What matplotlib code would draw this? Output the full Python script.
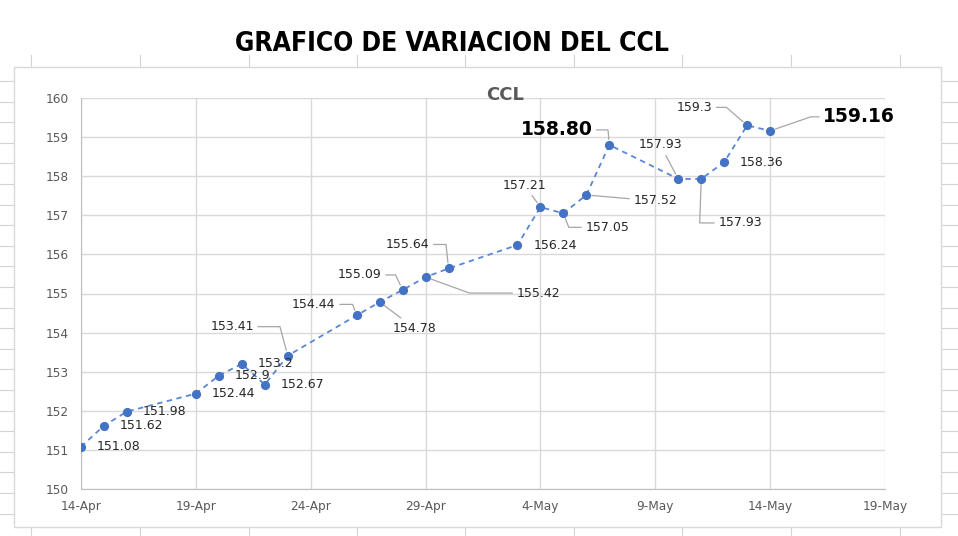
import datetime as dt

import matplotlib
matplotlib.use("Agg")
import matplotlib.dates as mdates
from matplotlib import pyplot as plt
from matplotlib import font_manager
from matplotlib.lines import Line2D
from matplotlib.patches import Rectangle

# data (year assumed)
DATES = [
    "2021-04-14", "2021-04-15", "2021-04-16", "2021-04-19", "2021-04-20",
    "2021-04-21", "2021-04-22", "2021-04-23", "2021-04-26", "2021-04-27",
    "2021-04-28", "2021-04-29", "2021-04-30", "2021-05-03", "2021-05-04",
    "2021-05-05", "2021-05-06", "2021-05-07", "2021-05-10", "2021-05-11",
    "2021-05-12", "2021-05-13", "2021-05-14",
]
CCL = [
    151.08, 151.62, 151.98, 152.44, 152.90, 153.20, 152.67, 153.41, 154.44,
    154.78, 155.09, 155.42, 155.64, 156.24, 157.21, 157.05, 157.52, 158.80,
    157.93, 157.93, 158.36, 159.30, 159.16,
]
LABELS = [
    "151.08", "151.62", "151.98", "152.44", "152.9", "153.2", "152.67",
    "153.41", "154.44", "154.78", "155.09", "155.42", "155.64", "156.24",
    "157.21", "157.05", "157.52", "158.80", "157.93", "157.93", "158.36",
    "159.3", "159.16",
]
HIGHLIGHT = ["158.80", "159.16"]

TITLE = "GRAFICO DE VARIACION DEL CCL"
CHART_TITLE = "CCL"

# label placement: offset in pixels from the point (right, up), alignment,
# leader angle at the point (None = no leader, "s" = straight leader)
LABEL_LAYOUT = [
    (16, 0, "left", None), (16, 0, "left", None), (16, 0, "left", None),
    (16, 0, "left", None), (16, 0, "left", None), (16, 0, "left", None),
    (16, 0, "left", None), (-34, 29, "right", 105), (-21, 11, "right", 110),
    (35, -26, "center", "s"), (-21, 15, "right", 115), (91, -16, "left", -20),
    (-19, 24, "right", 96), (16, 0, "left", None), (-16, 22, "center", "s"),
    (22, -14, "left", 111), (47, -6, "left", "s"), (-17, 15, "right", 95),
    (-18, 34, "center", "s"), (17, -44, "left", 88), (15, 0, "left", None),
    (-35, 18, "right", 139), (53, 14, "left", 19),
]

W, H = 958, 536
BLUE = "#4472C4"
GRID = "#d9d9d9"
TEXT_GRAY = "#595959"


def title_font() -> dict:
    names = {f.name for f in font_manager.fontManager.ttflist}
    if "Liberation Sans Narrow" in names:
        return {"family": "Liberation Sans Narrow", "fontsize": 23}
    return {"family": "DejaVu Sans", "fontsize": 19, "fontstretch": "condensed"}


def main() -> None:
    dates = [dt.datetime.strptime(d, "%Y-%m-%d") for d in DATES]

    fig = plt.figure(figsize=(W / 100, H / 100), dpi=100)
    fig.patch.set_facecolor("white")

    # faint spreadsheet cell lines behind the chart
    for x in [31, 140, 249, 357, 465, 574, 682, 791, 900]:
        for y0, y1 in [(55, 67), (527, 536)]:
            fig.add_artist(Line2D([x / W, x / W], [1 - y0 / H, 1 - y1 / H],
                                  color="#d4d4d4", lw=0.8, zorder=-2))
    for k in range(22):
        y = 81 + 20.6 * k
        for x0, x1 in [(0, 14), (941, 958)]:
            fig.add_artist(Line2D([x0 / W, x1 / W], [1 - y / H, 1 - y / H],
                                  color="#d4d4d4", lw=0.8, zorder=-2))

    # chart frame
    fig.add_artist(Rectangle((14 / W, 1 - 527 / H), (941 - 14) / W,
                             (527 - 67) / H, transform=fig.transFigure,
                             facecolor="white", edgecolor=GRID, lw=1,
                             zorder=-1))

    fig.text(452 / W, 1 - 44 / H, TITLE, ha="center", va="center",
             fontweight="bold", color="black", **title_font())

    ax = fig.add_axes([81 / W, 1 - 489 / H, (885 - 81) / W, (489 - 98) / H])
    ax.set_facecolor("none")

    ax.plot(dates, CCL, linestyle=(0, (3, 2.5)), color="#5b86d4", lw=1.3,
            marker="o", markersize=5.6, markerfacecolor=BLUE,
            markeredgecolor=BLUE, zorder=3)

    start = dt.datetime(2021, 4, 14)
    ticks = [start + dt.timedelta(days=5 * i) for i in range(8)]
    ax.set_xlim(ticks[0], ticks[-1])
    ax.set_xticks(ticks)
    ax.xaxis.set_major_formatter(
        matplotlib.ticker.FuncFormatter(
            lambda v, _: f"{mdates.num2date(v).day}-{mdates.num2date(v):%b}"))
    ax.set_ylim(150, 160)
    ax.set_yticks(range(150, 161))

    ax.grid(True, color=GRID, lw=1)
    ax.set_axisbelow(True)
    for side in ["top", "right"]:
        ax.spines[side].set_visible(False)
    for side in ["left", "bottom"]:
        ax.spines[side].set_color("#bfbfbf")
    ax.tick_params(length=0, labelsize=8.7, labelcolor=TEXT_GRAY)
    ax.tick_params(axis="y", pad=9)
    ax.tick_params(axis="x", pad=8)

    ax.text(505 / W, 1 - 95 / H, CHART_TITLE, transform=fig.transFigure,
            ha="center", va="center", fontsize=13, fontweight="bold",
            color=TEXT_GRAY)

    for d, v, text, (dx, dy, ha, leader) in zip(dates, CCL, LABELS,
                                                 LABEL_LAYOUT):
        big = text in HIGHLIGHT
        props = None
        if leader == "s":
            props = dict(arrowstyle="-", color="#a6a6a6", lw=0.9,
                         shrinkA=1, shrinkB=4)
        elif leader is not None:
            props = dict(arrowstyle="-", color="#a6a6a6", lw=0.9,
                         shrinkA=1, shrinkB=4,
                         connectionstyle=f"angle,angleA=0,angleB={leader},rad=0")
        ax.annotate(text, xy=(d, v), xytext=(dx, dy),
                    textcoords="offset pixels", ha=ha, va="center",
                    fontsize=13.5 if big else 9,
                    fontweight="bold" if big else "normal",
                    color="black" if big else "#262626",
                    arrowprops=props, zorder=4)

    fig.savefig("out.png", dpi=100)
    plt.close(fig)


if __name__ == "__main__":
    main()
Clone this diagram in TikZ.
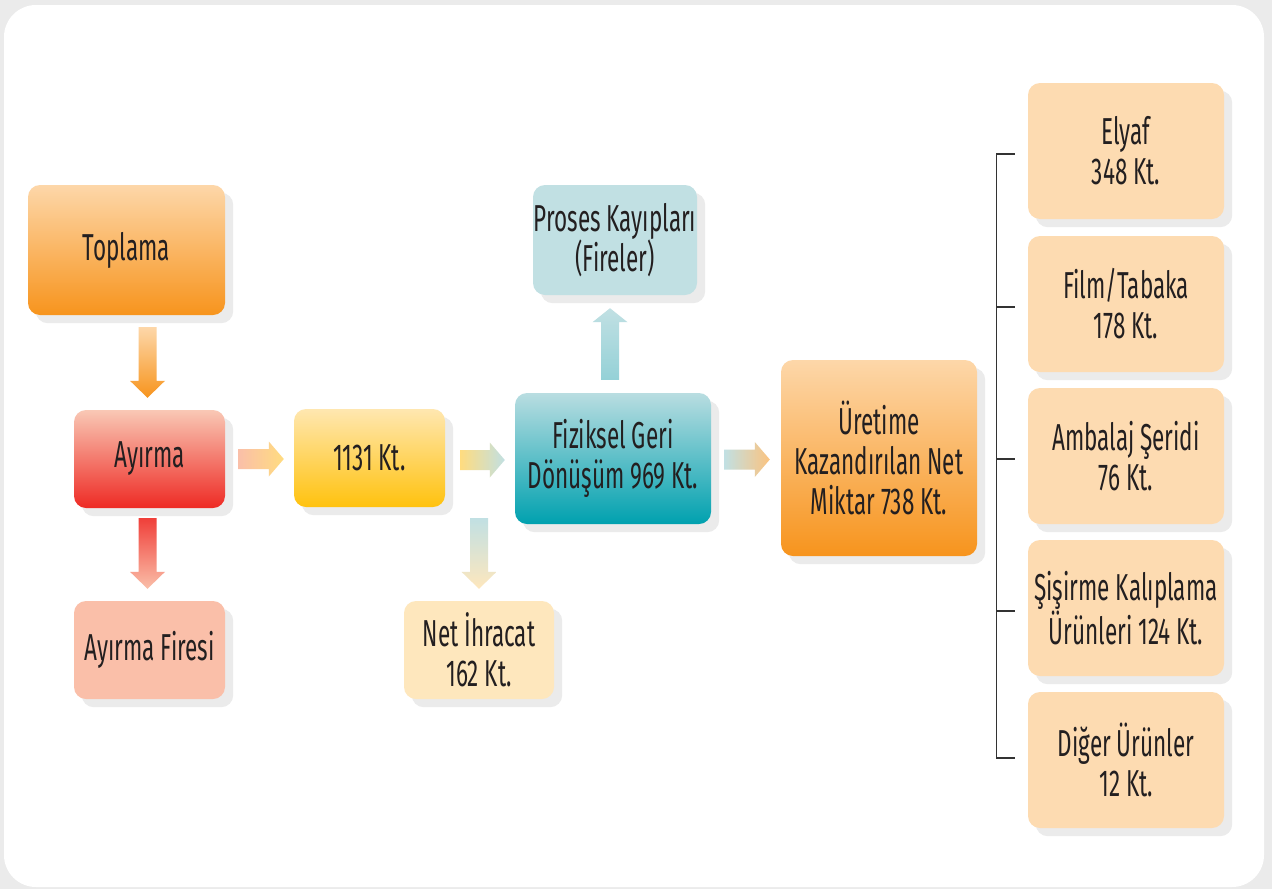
····················
What the task requires: Pick out and copy every line that contains the word "this".

Completed task:
What matplotlib code would draw this? Output the full Python script.
Clone this diagram in TikZ.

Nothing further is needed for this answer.